*INSTRUCTIONS TO FOLLOW*.
Print the listing in its entirety and exactly, leaving out images.

*DATA SHOWN*.
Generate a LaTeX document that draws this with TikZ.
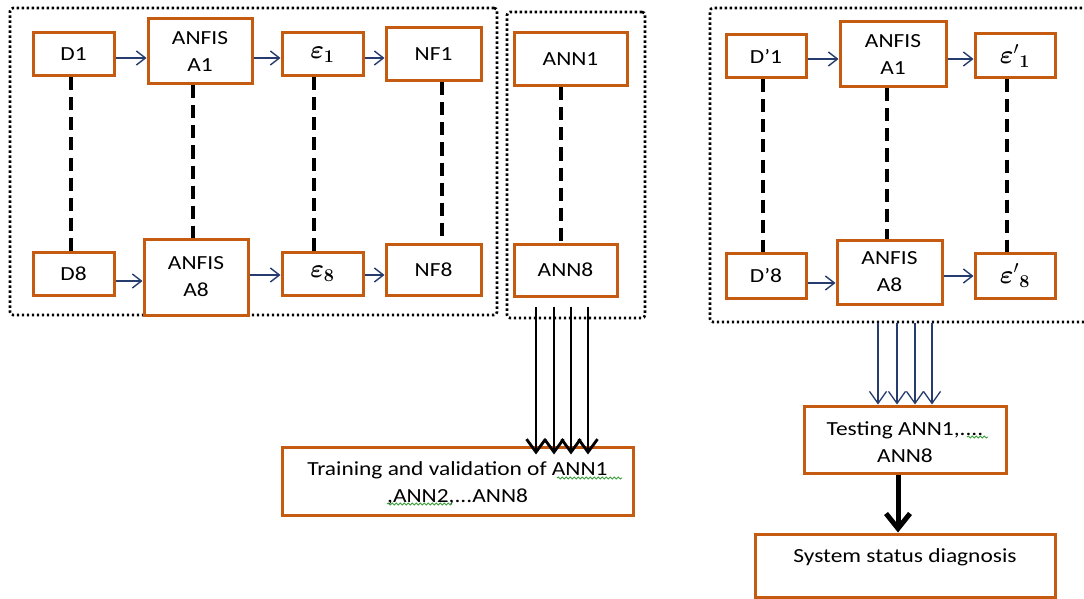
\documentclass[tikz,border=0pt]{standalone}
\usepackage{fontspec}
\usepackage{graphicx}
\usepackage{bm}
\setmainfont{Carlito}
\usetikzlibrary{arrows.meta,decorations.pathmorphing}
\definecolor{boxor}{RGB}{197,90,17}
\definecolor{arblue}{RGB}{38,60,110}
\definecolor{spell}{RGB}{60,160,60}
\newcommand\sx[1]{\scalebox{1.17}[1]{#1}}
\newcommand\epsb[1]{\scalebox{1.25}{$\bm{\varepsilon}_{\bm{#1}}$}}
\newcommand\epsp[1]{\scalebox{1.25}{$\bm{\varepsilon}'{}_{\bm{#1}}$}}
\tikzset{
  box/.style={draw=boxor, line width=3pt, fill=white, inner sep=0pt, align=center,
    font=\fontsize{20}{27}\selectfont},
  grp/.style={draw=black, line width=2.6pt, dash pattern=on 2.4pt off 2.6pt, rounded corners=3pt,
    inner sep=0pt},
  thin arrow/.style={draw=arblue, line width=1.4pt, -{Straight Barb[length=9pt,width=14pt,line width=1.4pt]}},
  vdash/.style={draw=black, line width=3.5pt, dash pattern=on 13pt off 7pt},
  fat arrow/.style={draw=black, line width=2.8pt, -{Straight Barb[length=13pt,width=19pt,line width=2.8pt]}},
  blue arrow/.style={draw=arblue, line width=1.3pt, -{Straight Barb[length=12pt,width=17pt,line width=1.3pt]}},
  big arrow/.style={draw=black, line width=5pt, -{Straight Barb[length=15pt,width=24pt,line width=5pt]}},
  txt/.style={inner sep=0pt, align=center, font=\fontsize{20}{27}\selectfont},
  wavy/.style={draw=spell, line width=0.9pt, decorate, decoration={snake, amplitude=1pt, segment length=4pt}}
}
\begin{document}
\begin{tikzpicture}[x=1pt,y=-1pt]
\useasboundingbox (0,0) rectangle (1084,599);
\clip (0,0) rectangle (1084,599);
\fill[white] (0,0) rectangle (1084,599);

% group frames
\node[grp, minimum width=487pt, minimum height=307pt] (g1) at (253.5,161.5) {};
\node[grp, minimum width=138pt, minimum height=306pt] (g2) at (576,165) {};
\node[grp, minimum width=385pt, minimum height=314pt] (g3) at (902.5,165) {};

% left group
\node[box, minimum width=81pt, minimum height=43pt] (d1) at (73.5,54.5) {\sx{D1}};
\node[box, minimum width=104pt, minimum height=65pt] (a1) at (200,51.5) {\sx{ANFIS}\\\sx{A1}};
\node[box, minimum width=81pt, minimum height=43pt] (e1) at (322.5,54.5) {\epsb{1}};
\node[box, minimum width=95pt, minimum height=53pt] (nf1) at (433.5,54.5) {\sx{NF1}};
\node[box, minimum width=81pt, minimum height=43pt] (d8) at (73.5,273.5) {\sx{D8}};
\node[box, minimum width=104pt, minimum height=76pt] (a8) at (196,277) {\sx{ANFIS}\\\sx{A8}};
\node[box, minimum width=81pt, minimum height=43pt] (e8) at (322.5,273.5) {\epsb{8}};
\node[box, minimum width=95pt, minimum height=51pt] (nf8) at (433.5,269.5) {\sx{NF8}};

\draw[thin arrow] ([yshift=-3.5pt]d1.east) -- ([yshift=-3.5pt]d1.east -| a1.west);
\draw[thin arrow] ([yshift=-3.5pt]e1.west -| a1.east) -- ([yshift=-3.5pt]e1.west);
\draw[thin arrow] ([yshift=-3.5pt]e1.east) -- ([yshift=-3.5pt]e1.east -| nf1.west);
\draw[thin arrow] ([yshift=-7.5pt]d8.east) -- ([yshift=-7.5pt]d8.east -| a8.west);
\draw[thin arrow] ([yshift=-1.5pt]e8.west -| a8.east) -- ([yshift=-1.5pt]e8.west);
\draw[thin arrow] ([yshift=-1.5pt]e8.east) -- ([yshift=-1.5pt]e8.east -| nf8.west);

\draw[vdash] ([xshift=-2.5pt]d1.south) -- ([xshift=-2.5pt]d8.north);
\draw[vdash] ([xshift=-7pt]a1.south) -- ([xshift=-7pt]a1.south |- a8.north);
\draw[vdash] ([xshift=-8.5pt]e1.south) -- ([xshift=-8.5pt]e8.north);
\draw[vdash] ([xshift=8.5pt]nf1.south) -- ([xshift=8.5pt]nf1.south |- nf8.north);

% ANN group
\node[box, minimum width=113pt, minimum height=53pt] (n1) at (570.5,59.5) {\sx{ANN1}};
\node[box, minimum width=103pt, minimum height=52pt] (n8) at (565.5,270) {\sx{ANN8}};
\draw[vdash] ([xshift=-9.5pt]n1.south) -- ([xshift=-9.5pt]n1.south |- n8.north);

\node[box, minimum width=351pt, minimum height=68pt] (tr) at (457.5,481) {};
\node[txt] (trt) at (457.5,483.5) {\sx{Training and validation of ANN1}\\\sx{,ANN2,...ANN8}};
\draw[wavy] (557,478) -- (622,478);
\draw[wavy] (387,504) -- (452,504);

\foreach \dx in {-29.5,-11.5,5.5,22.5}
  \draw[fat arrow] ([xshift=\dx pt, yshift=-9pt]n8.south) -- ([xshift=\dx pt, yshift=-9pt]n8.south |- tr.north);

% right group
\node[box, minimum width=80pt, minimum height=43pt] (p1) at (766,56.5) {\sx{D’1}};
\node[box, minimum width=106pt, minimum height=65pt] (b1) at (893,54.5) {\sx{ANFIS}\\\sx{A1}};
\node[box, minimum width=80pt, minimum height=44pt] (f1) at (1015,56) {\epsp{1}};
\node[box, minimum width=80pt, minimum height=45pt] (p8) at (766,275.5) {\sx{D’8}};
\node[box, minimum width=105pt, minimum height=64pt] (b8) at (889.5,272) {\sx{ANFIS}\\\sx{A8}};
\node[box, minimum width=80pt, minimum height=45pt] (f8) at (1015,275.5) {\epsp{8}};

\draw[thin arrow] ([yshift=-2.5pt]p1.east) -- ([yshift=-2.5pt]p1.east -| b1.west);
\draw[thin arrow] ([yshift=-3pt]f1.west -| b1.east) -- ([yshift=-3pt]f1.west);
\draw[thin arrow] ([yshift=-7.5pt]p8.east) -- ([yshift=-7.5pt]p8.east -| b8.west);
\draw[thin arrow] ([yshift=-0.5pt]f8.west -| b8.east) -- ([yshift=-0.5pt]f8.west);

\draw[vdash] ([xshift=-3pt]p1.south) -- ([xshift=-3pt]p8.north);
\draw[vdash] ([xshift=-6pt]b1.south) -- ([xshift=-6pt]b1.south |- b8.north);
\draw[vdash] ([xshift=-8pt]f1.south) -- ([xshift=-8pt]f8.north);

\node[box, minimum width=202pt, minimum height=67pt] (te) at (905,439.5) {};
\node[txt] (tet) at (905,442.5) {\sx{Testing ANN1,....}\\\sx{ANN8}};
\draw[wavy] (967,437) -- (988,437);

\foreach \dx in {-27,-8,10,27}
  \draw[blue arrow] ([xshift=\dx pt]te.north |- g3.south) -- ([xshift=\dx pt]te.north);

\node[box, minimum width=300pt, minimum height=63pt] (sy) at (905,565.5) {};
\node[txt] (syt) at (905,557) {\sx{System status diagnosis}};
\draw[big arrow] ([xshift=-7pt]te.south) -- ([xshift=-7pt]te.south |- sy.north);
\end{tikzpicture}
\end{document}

*OUTPUT*.
Generate a LaTeX document that draws this with TikZ.
\documentclass[tikz,border=0pt]{standalone}
\usepackage{fontspec}
\usepackage{graphicx}
\usepackage{bm}
\setmainfont{Carlito}
\usetikzlibrary{arrows.meta,decorations.pathmorphing}
\definecolor{boxor}{RGB}{197,90,17}
\definecolor{arblue}{RGB}{38,60,110}
\definecolor{spell}{RGB}{60,160,60}
\newcommand\sx[1]{\scalebox{1.17}[1]{#1}}
\newcommand\epsb[1]{\scalebox{1.25}{$\bm{\varepsilon}_{\bm{#1}}$}}
\newcommand\epsp[1]{\scalebox{1.25}{$\bm{\varepsilon}'{}_{\bm{#1}}$}}
\tikzset{
  box/.style={draw=boxor, line width=3pt, fill=white, inner sep=0pt, align=center,
    font=\fontsize{20}{27}\selectfont},
  grp/.style={draw=black, line width=2.6pt, dash pattern=on 2.4pt off 2.6pt, rounded corners=3pt,
    inner sep=0pt},
  thin arrow/.style={draw=arblue, line width=1.4pt, -{Straight Barb[length=9pt,width=14pt,line width=1.4pt]}},
  vdash/.style={draw=black, line width=3.5pt, dash pattern=on 13pt off 7pt},
  fat arrow/.style={draw=black, line width=2.8pt, -{Straight Barb[length=13pt,width=19pt,line width=2.8pt]}},
  blue arrow/.style={draw=arblue, line width=1.3pt, -{Straight Barb[length=12pt,width=17pt,line width=1.3pt]}},
  big arrow/.style={draw=black, line width=5pt, -{Straight Barb[length=15pt,width=24pt,line width=5pt]}},
  txt/.style={inner sep=0pt, align=center, font=\fontsize{20}{27}\selectfont},
  wavy/.style={draw=spell, line width=0.9pt, decorate, decoration={snake, amplitude=1pt, segment length=4pt}}
}
\begin{document}
\begin{tikzpicture}[x=1pt,y=-1pt]
\useasboundingbox (0,0) rectangle (1084,599);
\clip (0,0) rectangle (1084,599);
\fill[white] (0,0) rectangle (1084,599);

% group frames
\node[grp, minimum width=487pt, minimum height=307pt] (g1) at (253.5,161.5) {};
\node[grp, minimum width=138pt, minimum height=306pt] (g2) at (576,165) {};
\node[grp, minimum width=385pt, minimum height=314pt] (g3) at (902.5,165) {};

% left group
\node[box, minimum width=81pt, minimum height=43pt] (d1) at (73.5,54.5) {\sx{D1}};
\node[box, minimum width=104pt, minimum height=65pt] (a1) at (200,51.5) {\sx{ANFIS}\\\sx{A1}};
\node[box, minimum width=81pt, minimum height=43pt] (e1) at (322.5,54.5) {\epsb{1}};
\node[box, minimum width=95pt, minimum height=53pt] (nf1) at (433.5,54.5) {\sx{NF1}};
\node[box, minimum width=81pt, minimum height=43pt] (d8) at (73.5,273.5) {\sx{D8}};
\node[box, minimum width=104pt, minimum height=76pt] (a8) at (196,277) {\sx{ANFIS}\\\sx{A8}};
\node[box, minimum width=81pt, minimum height=43pt] (e8) at (322.5,273.5) {\epsb{8}};
\node[box, minimum width=95pt, minimum height=51pt] (nf8) at (433.5,269.5) {\sx{NF8}};

\draw[thin arrow] ([yshift=-3.5pt]d1.east) -- ([yshift=-3.5pt]d1.east -| a1.west);
\draw[thin arrow] ([yshift=-3.5pt]e1.west -| a1.east) -- ([yshift=-3.5pt]e1.west);
\draw[thin arrow] ([yshift=-3.5pt]e1.east) -- ([yshift=-3.5pt]e1.east -| nf1.west);
\draw[thin arrow] ([yshift=-7.5pt]d8.east) -- ([yshift=-7.5pt]d8.east -| a8.west);
\draw[thin arrow] ([yshift=-1.5pt]e8.west -| a8.east) -- ([yshift=-1.5pt]e8.west);
\draw[thin arrow] ([yshift=-1.5pt]e8.east) -- ([yshift=-1.5pt]e8.east -| nf8.west);

\draw[vdash] ([xshift=-2.5pt]d1.south) -- ([xshift=-2.5pt]d8.north);
\draw[vdash] ([xshift=-7pt]a1.south) -- ([xshift=-7pt]a1.south |- a8.north);
\draw[vdash] ([xshift=-8.5pt]e1.south) -- ([xshift=-8.5pt]e8.north);
\draw[vdash] ([xshift=8.5pt]nf1.south) -- ([xshift=8.5pt]nf1.south |- nf8.north);

% ANN group
\node[box, minimum width=113pt, minimum height=53pt] (n1) at (570.5,59.5) {\sx{ANN1}};
\node[box, minimum width=103pt, minimum height=52pt] (n8) at (565.5,270) {\sx{ANN8}};
\draw[vdash] ([xshift=-9.5pt]n1.south) -- ([xshift=-9.5pt]n1.south |- n8.north);

\node[box, minimum width=351pt, minimum height=68pt] (tr) at (457.5,481) {};
\node[txt] (trt) at (457.5,483.5) {\sx{Training and validation of ANN1}\\\sx{,ANN2,...ANN8}};
\draw[wavy] (557,478) -- (622,478);
\draw[wavy] (387,504) -- (452,504);

\foreach \dx in {-29.5,-11.5,5.5,22.5}
  \draw[fat arrow] ([xshift=\dx pt, yshift=-9pt]n8.south) -- ([xshift=\dx pt, yshift=-9pt]n8.south |- tr.north);

% right group
\node[box, minimum width=80pt, minimum height=43pt] (p1) at (766,56.5) {\sx{D’1}};
\node[box, minimum width=106pt, minimum height=65pt] (b1) at (893,54.5) {\sx{ANFIS}\\\sx{A1}};
\node[box, minimum width=80pt, minimum height=44pt] (f1) at (1015,56) {\epsp{1}};
\node[box, minimum width=80pt, minimum height=45pt] (p8) at (766,275.5) {\sx{D’8}};
\node[box, minimum width=105pt, minimum height=64pt] (b8) at (889.5,272) {\sx{ANFIS}\\\sx{A8}};
\node[box, minimum width=80pt, minimum height=45pt] (f8) at (1015,275.5) {\epsp{8}};

\draw[thin arrow] ([yshift=-2.5pt]p1.east) -- ([yshift=-2.5pt]p1.east -| b1.west);
\draw[thin arrow] ([yshift=-3pt]f1.west -| b1.east) -- ([yshift=-3pt]f1.west);
\draw[thin arrow] ([yshift=-7.5pt]p8.east) -- ([yshift=-7.5pt]p8.east -| b8.west);
\draw[thin arrow] ([yshift=-0.5pt]f8.west -| b8.east) -- ([yshift=-0.5pt]f8.west);

\draw[vdash] ([xshift=-3pt]p1.south) -- ([xshift=-3pt]p8.north);
\draw[vdash] ([xshift=-6pt]b1.south) -- ([xshift=-6pt]b1.south |- b8.north);
\draw[vdash] ([xshift=-8pt]f1.south) -- ([xshift=-8pt]f8.north);

\node[box, minimum width=202pt, minimum height=67pt] (te) at (905,439.5) {};
\node[txt] (tet) at (905,442.5) {\sx{Testing ANN1,....}\\\sx{ANN8}};
\draw[wavy] (967,437) -- (988,437);

\foreach \dx in {-27,-8,10,27}
  \draw[blue arrow] ([xshift=\dx pt]te.north |- g3.south) -- ([xshift=\dx pt]te.north);

\node[box, minimum width=300pt, minimum height=63pt] (sy) at (905,565.5) {};
\node[txt] (syt) at (905,557) {\sx{System status diagnosis}};
\draw[big arrow] ([xshift=-7pt]te.south) -- ([xshift=-7pt]te.south |- sy.north);
\end{tikzpicture}
\end{document}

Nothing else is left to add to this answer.